### Exercise brief
Transcribe the lines below verbatim, skipping the images.

--- BEGIN Material provided ---

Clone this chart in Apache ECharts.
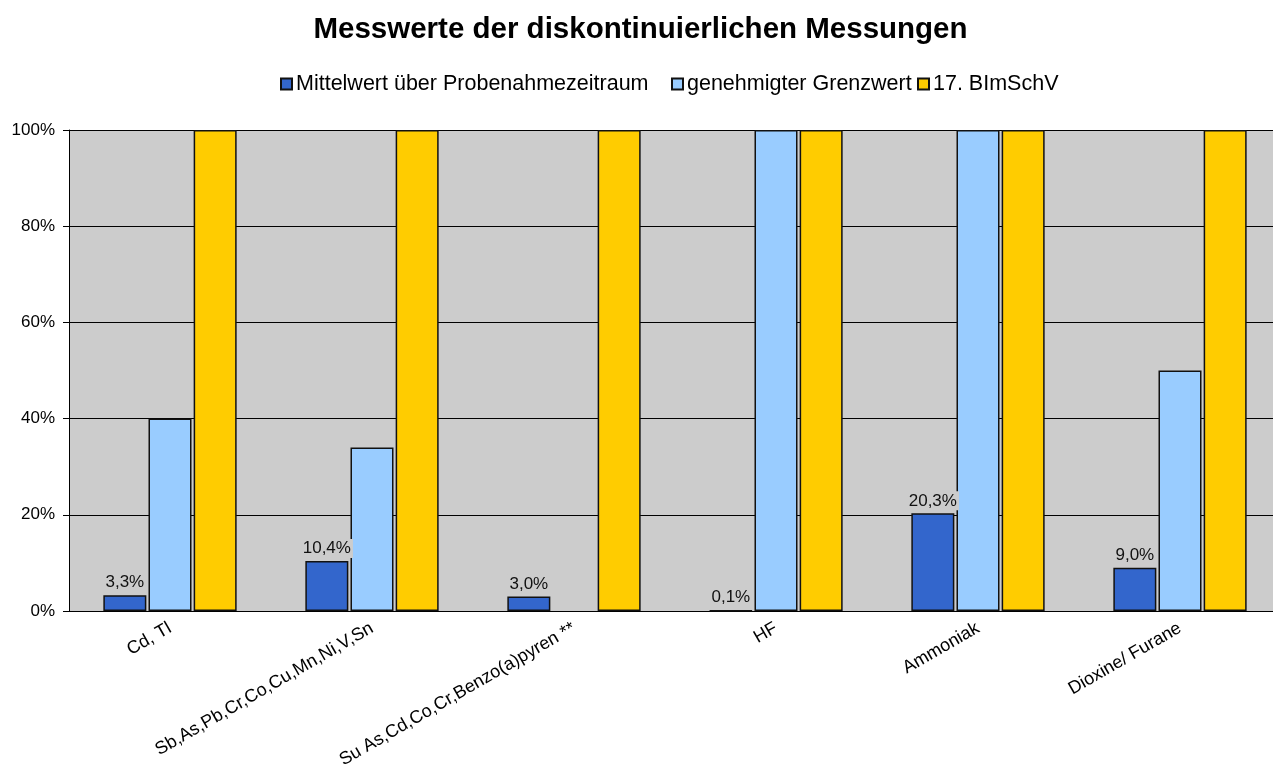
<!DOCTYPE html>
<html>
<head>
<meta charset="utf-8">
<script src="https://cdn.jsdelivr.net/npm/echarts@6/dist/echarts.min.js"></script>
<style>
  html, body { margin: 0; padding: 0; background: #fff; overflow: hidden; }
  #chart { width: 1281px; height: 772px; }
</style>
</head>
<body>
<div id="chart"></div>
<script>
// Kategorien (x-Achse)
const categories = [
  'Cd, Tl',
  'Sb,As,Pb,Cr,Co,Cu,Mn,Ni,V,Sn',
  'Su As,Cd,Co,Cr,Benzo(a)pyren **',
  'HF',
  'Ammoniak',
  'Dioxine/ Furane'
];
const seriesNames = ['Mittelwert über Probenahmezeitraum', 'genehmigter Grenzwert', '17. BImSchV'];
// Werte in Prozent
const mittelwert = [3.3, 10.4, 3.0, 0.1, 20.3, 9.0];
const grenzwert = [40, 34, null, 100, 100, 50];
const bimschv = [100, 100, 100, 100, 100, 100];
const yTicks = [0, 20, 40, 60, 80, 100];

const chart = echarts.init(document.getElementById('chart'));

const font = 'Liberation Sans, Arial, sans-serif';
const border = { borderColor: '#111', borderWidth: 1.5 };
const legendLeft = [275, 666, 912];

function fmt(v) {
  return v.toFixed(1).replace('.', ',') + '%';
}

chart.setOption({
  animation: false,
  backgroundColor: '#fff',
  title: {
    text: 'Messwerte der diskontinuierlichen Messungen',
    left: 'center',
    top: 10,
    textStyle: { fontFamily: font, fontSize: 29.5, fontWeight: 'bold', color: '#000' }
  },
  // Excel-Legende: feste Positionen je Eintrag
  legend: seriesNames.map((n, i) => ({
    data: [n],
    left: legendLeft[i],
    top: 68,
    icon: 'rect',
    itemWidth: 11,
    itemHeight: 11,
    textStyle: { fontFamily: font, fontSize: 21.5, color: '#000', padding: [0, 0, 0, -1] }
  })),
  grid: {
    left: 69,
    top: 130,
    right: 0,
    bottom: 161,
    show: true,
    backgroundColor: '#cccccc',
    borderWidth: 0
  },
  xAxis: {
    type: 'category',
    data: categories,
    axisLine: { lineStyle: { color: '#000', width: 1 } },
    axisTick: { length: 6, lineStyle: { color: '#000' } },
    axisLabel: {
      rotate: 30,
      margin: 16,
      interval: 0,
      fontFamily: font,
      fontSize: 18,
      color: '#000'
    }
  },
  yAxis: {
    type: 'value',
    min: 0,
    max: 100,
    interval: 20,
    axisLine: { show: true, lineStyle: { color: '#000', width: 1 } },
    axisTick: { show: true, length: 6, lineStyle: { color: '#000' } },
    splitLine: { lineStyle: { color: '#000', width: 1 } },
    axisLabel: {
      margin: 14,
      fontFamily: font,
      fontSize: 17,
      color: '#000',
      formatter: v => (yTicks.includes(v) ? v + '%' : '')
    }
  },
  series: [
    {
      name: seriesNames[0],
      type: 'bar',
      data: mittelwert,
      barCategoryGap: '34%',
      barGap: '5%',
      itemStyle: Object.assign({ color: '#3366cc' }, border),
      label: {
        show: true,
        position: 'top',
        distance: 3,
        fontFamily: font,
        fontSize: 17,
        color: '#111',
        backgroundColor: '#cccccc',
        padding: [1, 2],
        formatter: p => fmt(p.value)
      }
    },
    {
      name: seriesNames[1],
      type: 'bar',
      data: grenzwert,
      barCategoryGap: '34%',
      barGap: '5%',
      itemStyle: Object.assign({ color: '#99ccff' }, border)
    },
    {
      name: seriesNames[2],
      type: 'bar',
      data: bimschv,
      barCategoryGap: '34%',
      barGap: '5%',
      itemStyle: Object.assign({ color: '#ffcc00' }, border)
    }
  ]
});
</script>
</body>
</html>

--- END Material provided ---

### Finished task
Clone this chart in Apache ECharts.
<!DOCTYPE html>
<html>
<head>
<meta charset="utf-8">
<script src="https://cdn.jsdelivr.net/npm/echarts@6/dist/echarts.min.js"></script>
<style>
  html, body { margin: 0; padding: 0; background: #fff; overflow: hidden; }
  #chart { width: 1281px; height: 772px; }
</style>
</head>
<body>
<div id="chart"></div>
<script>
// Kategorien (x-Achse)
const categories = [
  'Cd, Tl',
  'Sb,As,Pb,Cr,Co,Cu,Mn,Ni,V,Sn',
  'Su As,Cd,Co,Cr,Benzo(a)pyren **',
  'HF',
  'Ammoniak',
  'Dioxine/ Furane'
];
const seriesNames = ['Mittelwert über Probenahmezeitraum', 'genehmigter Grenzwert', '17. BImSchV'];
// Werte in Prozent
const mittelwert = [3.3, 10.4, 3.0, 0.1, 20.3, 9.0];
const grenzwert = [40, 34, null, 100, 100, 50];
const bimschv = [100, 100, 100, 100, 100, 100];
const yTicks = [0, 20, 40, 60, 80, 100];

const chart = echarts.init(document.getElementById('chart'));

const font = 'Liberation Sans, Arial, sans-serif';
const border = { borderColor: '#111', borderWidth: 1.5 };
const legendLeft = [275, 666, 912];

function fmt(v) {
  return v.toFixed(1).replace('.', ',') + '%';
}

chart.setOption({
  animation: false,
  backgroundColor: '#fff',
  title: {
    text: 'Messwerte der diskontinuierlichen Messungen',
    left: 'center',
    top: 10,
    textStyle: { fontFamily: font, fontSize: 29.5, fontWeight: 'bold', color: '#000' }
  },
  // Excel-Legende: feste Positionen je Eintrag
  legend: seriesNames.map((n, i) => ({
    data: [n],
    left: legendLeft[i],
    top: 68,
    icon: 'rect',
    itemWidth: 11,
    itemHeight: 11,
    textStyle: { fontFamily: font, fontSize: 21.5, color: '#000', padding: [0, 0, 0, -1] }
  })),
  grid: {
    left: 69,
    top: 130,
    right: 0,
    bottom: 161,
    show: true,
    backgroundColor: '#cccccc',
    borderWidth: 0
  },
  xAxis: {
    type: 'category',
    data: categories,
    axisLine: { lineStyle: { color: '#000', width: 1 } },
    axisTick: { length: 6, lineStyle: { color: '#000' } },
    axisLabel: {
      rotate: 30,
      margin: 16,
      interval: 0,
      fontFamily: font,
      fontSize: 18,
      color: '#000'
    }
  },
  yAxis: {
    type: 'value',
    min: 0,
    max: 100,
    interval: 20,
    axisLine: { show: true, lineStyle: { color: '#000', width: 1 } },
    axisTick: { show: true, length: 6, lineStyle: { color: '#000' } },
    splitLine: { lineStyle: { color: '#000', width: 1 } },
    axisLabel: {
      margin: 14,
      fontFamily: font,
      fontSize: 17,
      color: '#000',
      formatter: v => (yTicks.includes(v) ? v + '%' : '')
    }
  },
  series: [
    {
      name: seriesNames[0],
      type: 'bar',
      data: mittelwert,
      barCategoryGap: '34%',
      barGap: '5%',
      itemStyle: Object.assign({ color: '#3366cc' }, border),
      label: {
        show: true,
        position: 'top',
        distance: 3,
        fontFamily: font,
        fontSize: 17,
        color: '#111',
        backgroundColor: '#cccccc',
        padding: [1, 2],
        formatter: p => fmt(p.value)
      }
    },
    {
      name: seriesNames[1],
      type: 'bar',
      data: grenzwert,
      barCategoryGap: '34%',
      barGap: '5%',
      itemStyle: Object.assign({ color: '#99ccff' }, border)
    },
    {
      name: seriesNames[2],
      type: 'bar',
      data: bimschv,
      barCategoryGap: '34%',
      barGap: '5%',
      itemStyle: Object.assign({ color: '#ffcc00' }, border)
    }
  ]
});
</script>
</body>
</html>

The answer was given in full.